WHAT TO WORK ON
Omit the pictures and output exactly the lines from the start of the entries through the line containing "const individualStage4 = [74.9, 42.5, 17.9, 24.2, 0.3, 1.8]".

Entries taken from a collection
↓↓↓

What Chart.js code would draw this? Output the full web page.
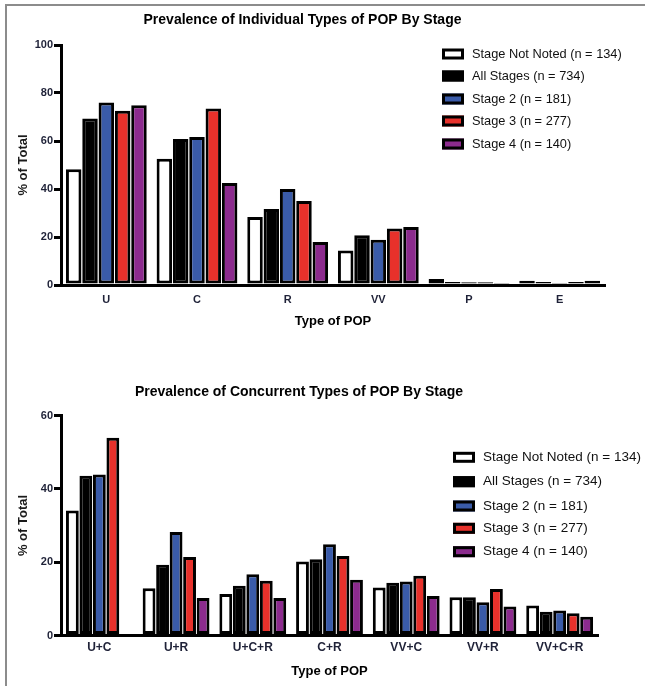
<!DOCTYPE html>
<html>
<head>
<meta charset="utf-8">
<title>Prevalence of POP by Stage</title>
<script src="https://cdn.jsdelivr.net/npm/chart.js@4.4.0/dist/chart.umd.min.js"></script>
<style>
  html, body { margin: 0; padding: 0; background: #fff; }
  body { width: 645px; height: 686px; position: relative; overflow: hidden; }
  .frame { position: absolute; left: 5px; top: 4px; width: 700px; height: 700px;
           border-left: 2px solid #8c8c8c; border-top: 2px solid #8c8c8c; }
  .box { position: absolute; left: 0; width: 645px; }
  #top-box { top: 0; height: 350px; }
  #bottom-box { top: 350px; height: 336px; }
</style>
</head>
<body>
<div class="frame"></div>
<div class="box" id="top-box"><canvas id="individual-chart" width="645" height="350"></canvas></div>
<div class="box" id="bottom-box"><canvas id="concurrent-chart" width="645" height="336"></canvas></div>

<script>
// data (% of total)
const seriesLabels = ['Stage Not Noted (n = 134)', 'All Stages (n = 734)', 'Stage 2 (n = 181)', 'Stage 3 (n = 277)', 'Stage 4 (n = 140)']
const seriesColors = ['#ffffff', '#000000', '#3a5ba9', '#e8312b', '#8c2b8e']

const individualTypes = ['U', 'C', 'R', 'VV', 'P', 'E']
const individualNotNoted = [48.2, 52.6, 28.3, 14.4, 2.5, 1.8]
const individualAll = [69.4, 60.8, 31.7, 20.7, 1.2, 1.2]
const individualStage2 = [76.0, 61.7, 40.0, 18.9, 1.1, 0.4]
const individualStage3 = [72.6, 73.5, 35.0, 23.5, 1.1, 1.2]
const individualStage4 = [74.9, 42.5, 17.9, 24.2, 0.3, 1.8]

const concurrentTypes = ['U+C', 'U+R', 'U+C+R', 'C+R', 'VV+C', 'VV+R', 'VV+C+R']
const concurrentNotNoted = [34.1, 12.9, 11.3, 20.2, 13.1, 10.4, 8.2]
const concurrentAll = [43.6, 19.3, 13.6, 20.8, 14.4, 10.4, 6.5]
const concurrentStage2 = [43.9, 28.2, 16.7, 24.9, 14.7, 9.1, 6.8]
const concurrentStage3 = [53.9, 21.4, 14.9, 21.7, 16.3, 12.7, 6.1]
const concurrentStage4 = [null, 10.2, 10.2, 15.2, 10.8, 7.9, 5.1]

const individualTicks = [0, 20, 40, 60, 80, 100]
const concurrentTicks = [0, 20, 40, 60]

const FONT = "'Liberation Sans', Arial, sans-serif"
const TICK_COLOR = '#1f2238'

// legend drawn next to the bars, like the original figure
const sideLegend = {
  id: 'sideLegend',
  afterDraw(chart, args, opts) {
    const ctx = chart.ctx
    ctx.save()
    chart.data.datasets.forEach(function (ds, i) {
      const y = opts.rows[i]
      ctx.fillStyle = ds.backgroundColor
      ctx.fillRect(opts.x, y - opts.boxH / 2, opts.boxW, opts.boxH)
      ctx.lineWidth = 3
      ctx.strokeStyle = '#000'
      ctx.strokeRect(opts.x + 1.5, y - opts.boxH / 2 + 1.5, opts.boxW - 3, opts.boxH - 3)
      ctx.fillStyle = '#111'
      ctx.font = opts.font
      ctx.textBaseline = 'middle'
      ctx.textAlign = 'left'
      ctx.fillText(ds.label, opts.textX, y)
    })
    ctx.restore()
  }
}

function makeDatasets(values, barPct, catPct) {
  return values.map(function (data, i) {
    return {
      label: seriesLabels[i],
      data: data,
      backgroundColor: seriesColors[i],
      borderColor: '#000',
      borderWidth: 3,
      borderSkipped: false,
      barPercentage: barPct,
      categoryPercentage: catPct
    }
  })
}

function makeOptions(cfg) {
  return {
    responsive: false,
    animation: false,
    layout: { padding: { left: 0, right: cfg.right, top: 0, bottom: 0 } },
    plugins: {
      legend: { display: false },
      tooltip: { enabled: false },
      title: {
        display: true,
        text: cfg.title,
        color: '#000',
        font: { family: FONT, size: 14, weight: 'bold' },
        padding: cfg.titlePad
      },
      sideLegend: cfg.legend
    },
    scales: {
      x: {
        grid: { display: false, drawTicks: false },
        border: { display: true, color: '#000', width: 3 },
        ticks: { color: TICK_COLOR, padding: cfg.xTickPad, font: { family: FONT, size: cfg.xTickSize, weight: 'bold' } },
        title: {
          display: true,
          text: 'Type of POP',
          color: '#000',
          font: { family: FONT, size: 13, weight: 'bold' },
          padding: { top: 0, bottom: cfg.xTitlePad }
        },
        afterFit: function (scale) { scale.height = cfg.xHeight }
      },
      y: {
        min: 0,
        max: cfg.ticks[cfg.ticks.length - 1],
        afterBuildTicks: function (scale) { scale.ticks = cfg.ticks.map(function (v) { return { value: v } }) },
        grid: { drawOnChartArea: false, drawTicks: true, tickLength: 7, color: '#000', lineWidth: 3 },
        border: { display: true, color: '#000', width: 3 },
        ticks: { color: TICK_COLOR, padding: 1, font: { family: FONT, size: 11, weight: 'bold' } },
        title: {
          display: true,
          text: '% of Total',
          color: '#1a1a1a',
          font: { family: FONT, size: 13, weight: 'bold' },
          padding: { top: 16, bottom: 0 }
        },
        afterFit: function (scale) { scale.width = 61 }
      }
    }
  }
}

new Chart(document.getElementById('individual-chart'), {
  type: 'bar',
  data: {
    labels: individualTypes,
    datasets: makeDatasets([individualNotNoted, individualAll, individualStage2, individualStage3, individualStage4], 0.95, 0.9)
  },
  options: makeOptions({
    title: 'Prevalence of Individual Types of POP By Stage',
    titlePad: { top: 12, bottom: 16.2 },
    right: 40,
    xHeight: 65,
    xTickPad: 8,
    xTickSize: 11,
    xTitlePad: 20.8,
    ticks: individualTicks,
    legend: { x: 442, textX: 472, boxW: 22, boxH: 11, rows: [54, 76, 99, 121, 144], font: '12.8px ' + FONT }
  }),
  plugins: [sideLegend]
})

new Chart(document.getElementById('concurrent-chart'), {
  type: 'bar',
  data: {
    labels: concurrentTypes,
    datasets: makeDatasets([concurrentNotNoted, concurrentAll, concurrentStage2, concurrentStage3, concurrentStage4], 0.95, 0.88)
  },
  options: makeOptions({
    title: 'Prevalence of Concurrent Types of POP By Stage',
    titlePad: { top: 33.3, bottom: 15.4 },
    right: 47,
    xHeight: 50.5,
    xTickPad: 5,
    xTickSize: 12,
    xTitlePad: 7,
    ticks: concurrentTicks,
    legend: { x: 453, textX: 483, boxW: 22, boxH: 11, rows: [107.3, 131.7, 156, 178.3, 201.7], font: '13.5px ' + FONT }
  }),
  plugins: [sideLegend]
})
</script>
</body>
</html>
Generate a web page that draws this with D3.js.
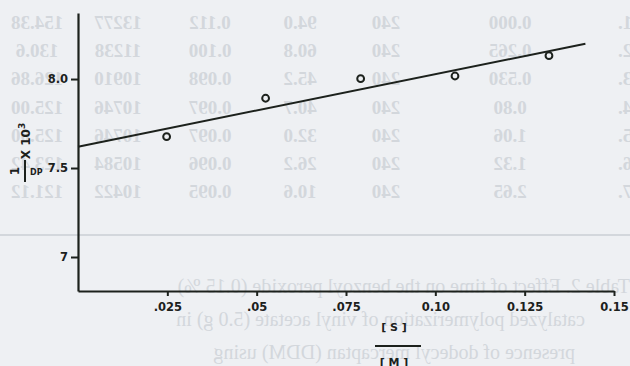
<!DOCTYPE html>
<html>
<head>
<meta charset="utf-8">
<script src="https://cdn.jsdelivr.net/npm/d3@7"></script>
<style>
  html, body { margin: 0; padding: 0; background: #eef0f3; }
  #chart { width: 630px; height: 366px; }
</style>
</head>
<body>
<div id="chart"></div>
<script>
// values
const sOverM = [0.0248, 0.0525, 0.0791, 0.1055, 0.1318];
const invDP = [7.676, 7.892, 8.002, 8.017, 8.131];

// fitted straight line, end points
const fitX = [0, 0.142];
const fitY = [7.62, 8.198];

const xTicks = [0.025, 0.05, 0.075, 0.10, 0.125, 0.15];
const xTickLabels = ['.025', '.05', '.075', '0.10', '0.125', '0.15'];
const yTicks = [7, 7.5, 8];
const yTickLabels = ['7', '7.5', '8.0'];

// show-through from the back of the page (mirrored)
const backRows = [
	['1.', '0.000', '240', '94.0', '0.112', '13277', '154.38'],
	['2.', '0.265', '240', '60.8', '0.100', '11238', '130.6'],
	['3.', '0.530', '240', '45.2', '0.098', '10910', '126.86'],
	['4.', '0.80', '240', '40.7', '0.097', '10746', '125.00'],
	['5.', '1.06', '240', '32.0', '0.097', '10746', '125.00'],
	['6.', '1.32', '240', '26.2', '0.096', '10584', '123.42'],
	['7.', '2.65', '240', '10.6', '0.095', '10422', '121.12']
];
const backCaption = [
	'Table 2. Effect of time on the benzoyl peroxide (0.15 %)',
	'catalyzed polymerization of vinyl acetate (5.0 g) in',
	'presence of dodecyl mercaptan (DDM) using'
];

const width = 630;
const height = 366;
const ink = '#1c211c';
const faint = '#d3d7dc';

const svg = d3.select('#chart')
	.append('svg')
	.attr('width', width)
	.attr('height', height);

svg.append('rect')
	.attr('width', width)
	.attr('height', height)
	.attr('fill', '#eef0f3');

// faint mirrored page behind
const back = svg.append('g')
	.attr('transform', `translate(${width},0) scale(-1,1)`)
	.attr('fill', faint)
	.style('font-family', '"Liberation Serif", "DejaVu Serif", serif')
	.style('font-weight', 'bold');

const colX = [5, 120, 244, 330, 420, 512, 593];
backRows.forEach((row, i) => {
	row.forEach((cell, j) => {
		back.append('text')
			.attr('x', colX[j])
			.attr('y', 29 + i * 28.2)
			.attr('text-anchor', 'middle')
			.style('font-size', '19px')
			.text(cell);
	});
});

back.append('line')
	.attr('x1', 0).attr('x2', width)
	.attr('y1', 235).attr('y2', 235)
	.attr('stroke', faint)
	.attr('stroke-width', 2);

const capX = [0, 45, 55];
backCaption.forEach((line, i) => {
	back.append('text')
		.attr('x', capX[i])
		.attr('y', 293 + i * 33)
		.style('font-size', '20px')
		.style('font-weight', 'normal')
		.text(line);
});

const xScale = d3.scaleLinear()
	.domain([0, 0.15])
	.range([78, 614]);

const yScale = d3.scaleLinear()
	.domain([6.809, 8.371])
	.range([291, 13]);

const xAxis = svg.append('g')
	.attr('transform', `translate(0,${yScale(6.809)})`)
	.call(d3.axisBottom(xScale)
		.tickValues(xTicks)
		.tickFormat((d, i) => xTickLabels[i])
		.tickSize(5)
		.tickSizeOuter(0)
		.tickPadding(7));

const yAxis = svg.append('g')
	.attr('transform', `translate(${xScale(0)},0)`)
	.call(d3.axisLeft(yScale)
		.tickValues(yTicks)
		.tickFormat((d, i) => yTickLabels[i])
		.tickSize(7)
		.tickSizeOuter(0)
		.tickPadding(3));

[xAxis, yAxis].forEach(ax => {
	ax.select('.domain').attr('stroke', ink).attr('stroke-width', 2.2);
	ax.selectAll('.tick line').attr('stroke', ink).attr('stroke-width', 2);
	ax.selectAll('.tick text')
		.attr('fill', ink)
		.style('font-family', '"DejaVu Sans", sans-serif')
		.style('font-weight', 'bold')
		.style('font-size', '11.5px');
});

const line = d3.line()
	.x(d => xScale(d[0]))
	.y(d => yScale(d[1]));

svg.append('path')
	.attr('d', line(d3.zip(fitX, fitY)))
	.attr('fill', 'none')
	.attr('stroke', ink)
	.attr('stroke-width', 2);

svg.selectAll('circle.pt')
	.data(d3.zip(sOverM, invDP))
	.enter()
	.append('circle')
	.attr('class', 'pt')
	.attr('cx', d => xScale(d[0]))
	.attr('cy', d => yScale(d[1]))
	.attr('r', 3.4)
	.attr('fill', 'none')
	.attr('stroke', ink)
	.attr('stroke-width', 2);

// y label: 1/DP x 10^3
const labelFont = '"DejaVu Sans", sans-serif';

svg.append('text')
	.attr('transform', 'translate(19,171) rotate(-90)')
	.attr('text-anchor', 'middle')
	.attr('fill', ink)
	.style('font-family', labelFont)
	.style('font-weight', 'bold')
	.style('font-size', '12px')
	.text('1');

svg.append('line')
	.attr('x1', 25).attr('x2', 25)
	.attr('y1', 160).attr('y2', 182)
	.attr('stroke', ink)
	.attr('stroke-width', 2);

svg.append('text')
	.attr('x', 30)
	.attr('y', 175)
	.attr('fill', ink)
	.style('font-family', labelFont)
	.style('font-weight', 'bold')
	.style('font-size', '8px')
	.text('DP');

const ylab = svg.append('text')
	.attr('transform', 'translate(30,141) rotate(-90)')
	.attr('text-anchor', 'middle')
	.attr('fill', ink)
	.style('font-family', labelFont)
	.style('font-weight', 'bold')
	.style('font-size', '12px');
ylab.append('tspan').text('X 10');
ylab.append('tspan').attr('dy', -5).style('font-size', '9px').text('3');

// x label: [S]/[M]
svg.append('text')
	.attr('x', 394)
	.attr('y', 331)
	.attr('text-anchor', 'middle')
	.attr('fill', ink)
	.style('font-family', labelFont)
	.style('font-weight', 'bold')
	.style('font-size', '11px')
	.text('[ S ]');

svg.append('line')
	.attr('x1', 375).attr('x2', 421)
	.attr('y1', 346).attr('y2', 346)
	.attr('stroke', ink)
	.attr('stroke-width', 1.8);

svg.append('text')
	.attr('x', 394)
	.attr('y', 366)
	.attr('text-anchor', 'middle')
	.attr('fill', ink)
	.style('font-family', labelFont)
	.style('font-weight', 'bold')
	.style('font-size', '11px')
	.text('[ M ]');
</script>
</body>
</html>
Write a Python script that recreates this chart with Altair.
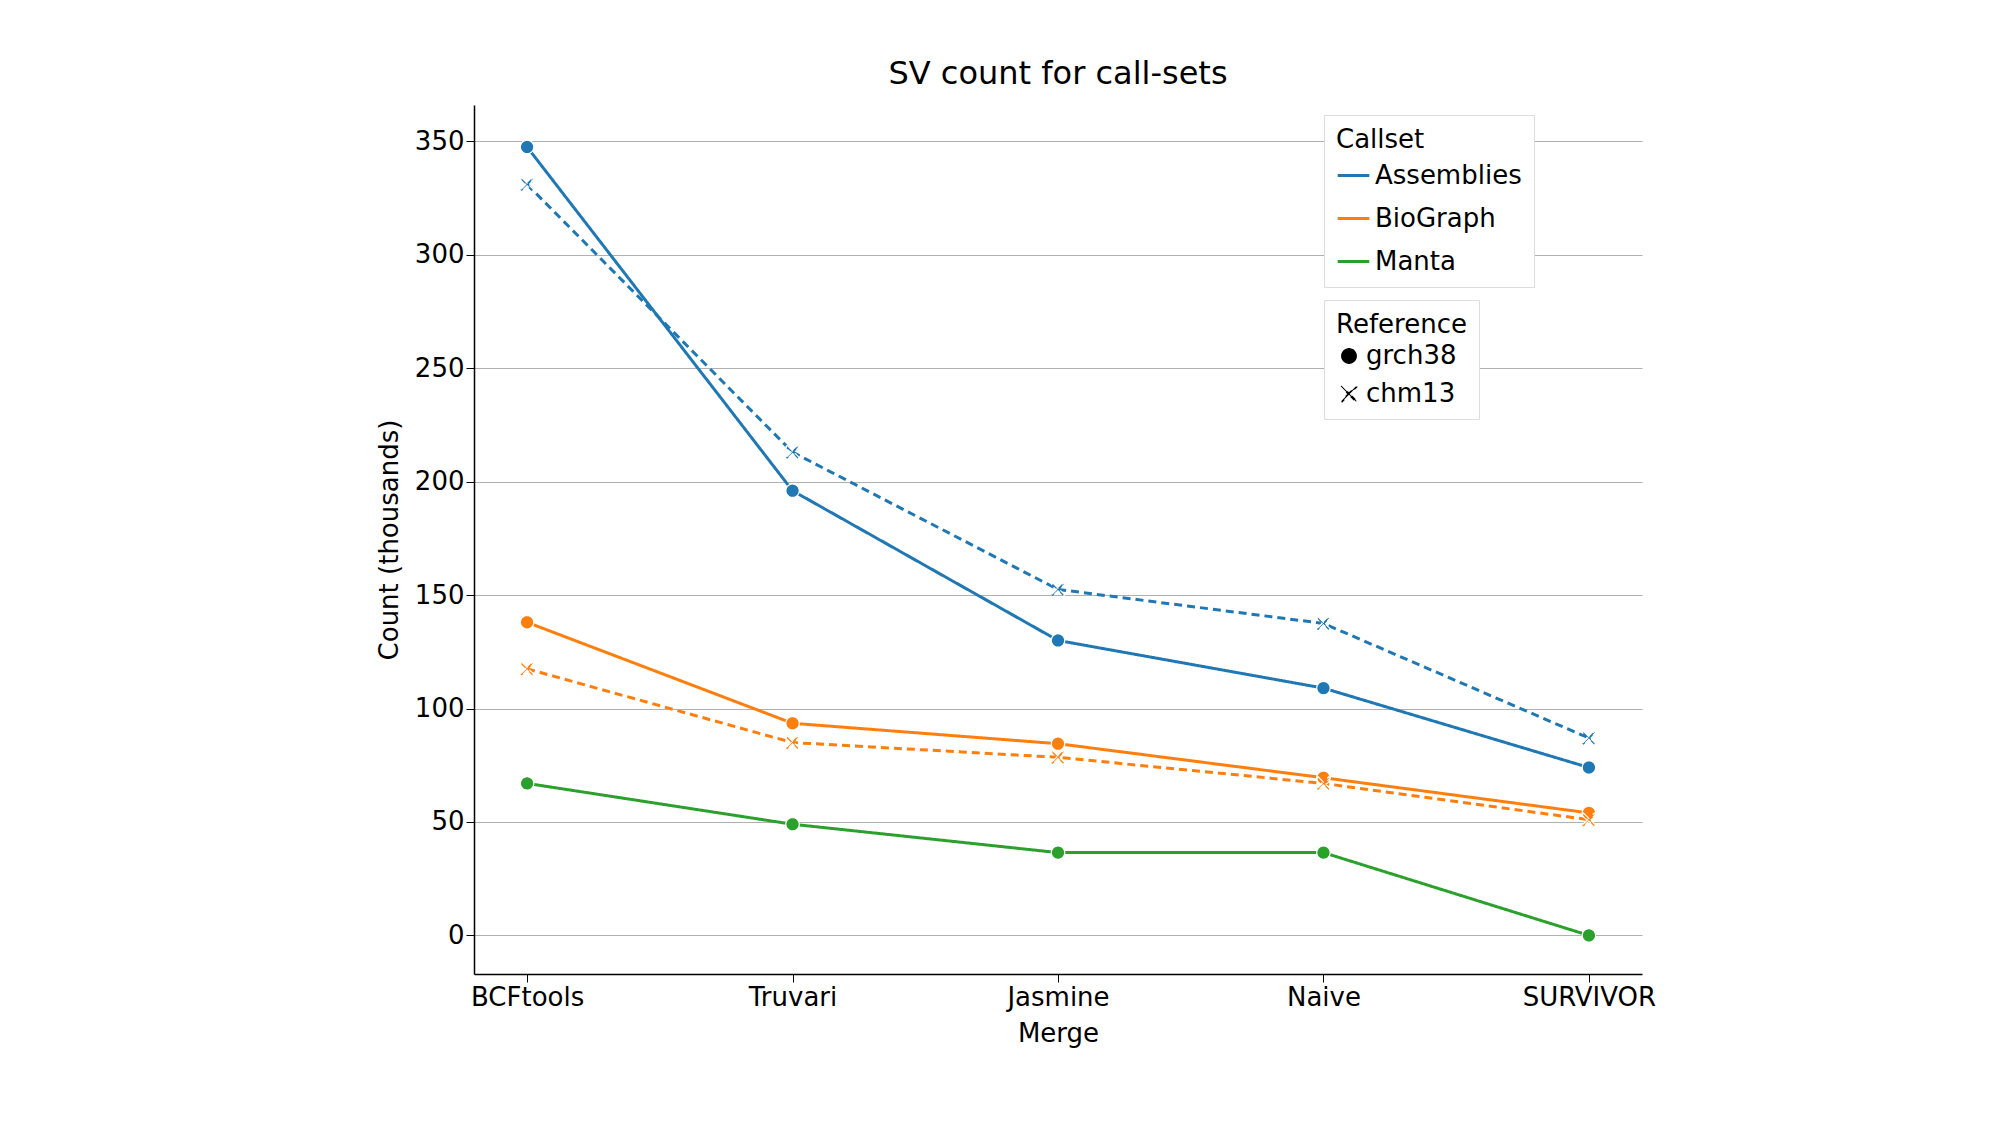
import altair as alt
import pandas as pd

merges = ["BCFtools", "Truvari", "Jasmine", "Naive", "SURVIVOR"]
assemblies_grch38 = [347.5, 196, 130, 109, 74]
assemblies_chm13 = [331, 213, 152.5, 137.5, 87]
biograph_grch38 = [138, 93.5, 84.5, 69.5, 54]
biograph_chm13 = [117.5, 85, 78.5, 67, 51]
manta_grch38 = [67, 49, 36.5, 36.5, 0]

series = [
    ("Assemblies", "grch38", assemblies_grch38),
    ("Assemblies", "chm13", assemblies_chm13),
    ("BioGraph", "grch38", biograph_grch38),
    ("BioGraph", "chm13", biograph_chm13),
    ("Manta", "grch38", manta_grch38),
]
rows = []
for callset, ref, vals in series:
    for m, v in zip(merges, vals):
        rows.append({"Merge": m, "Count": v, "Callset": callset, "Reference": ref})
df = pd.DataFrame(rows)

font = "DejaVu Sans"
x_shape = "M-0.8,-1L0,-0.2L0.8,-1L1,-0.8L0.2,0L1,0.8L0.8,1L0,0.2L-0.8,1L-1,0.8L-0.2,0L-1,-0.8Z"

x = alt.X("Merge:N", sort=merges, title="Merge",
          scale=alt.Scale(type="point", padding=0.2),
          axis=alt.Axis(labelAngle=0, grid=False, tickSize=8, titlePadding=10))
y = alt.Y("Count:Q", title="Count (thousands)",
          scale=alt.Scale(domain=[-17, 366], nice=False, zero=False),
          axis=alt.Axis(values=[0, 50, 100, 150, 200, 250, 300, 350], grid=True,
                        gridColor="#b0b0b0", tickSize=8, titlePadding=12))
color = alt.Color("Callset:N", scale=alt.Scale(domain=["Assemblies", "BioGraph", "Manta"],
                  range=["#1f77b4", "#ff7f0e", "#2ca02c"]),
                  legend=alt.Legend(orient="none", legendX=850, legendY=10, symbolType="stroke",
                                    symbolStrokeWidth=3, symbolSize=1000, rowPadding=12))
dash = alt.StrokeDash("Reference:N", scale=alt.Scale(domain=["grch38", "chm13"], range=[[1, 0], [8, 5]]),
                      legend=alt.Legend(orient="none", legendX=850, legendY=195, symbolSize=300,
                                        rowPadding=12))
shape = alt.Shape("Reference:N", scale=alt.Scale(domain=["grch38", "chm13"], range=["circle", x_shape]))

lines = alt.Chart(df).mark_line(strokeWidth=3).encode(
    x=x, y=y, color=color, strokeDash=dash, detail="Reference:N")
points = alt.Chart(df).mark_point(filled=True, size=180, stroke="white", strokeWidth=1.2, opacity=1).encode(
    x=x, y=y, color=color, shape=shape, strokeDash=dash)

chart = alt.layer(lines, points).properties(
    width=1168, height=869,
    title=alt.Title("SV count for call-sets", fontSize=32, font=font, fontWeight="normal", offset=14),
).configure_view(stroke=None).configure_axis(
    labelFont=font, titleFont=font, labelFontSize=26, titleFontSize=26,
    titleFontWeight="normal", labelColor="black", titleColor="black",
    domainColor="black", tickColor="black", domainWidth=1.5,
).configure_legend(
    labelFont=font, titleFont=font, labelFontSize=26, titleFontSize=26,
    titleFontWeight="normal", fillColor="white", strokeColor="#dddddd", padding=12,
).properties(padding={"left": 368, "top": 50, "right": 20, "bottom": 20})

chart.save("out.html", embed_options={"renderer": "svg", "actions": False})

↑↑↑

ANSWER TO THIS PROBLEM
What Chart.js code would draw this? Output the full web page.
<!DOCTYPE html>
<html>
<head>
<meta charset="utf-8">
<title>Prevalence of POP by Stage</title>
<script src="https://cdn.jsdelivr.net/npm/chart.js@4.4.0/dist/chart.umd.min.js"></script>
<style>
  html, body { margin: 0; padding: 0; background: #fff; }
  body { width: 645px; height: 686px; position: relative; overflow: hidden; }
  .frame { position: absolute; left: 5px; top: 4px; width: 700px; height: 700px;
           border-left: 2px solid #8c8c8c; border-top: 2px solid #8c8c8c; }
  .box { position: absolute; left: 0; width: 645px; }
  #top-box { top: 0; height: 350px; }
  #bottom-box { top: 350px; height: 336px; }
</style>
</head>
<body>
<div class="frame"></div>
<div class="box" id="top-box"><canvas id="individual-chart" width="645" height="350"></canvas></div>
<div class="box" id="bottom-box"><canvas id="concurrent-chart" width="645" height="336"></canvas></div>

<script>
// data (% of total)
const seriesLabels = ['Stage Not Noted (n = 134)', 'All Stages (n = 734)', 'Stage 2 (n = 181)', 'Stage 3 (n = 277)', 'Stage 4 (n = 140)']
const seriesColors = ['#ffffff', '#000000', '#3a5ba9', '#e8312b', '#8c2b8e']

const individualTypes = ['U', 'C', 'R', 'VV', 'P', 'E']
const individualNotNoted = [48.2, 52.6, 28.3, 14.4, 2.5, 1.8]
const individualAll = [69.4, 60.8, 31.7, 20.7, 1.2, 1.2]
const individualStage2 = [76.0, 61.7, 40.0, 18.9, 1.1, 0.4]
const individualStage3 = [72.6, 73.5, 35.0, 23.5, 1.1, 1.2]
const individualStage4 = [74.9, 42.5, 17.9, 24.2, 0.3, 1.8]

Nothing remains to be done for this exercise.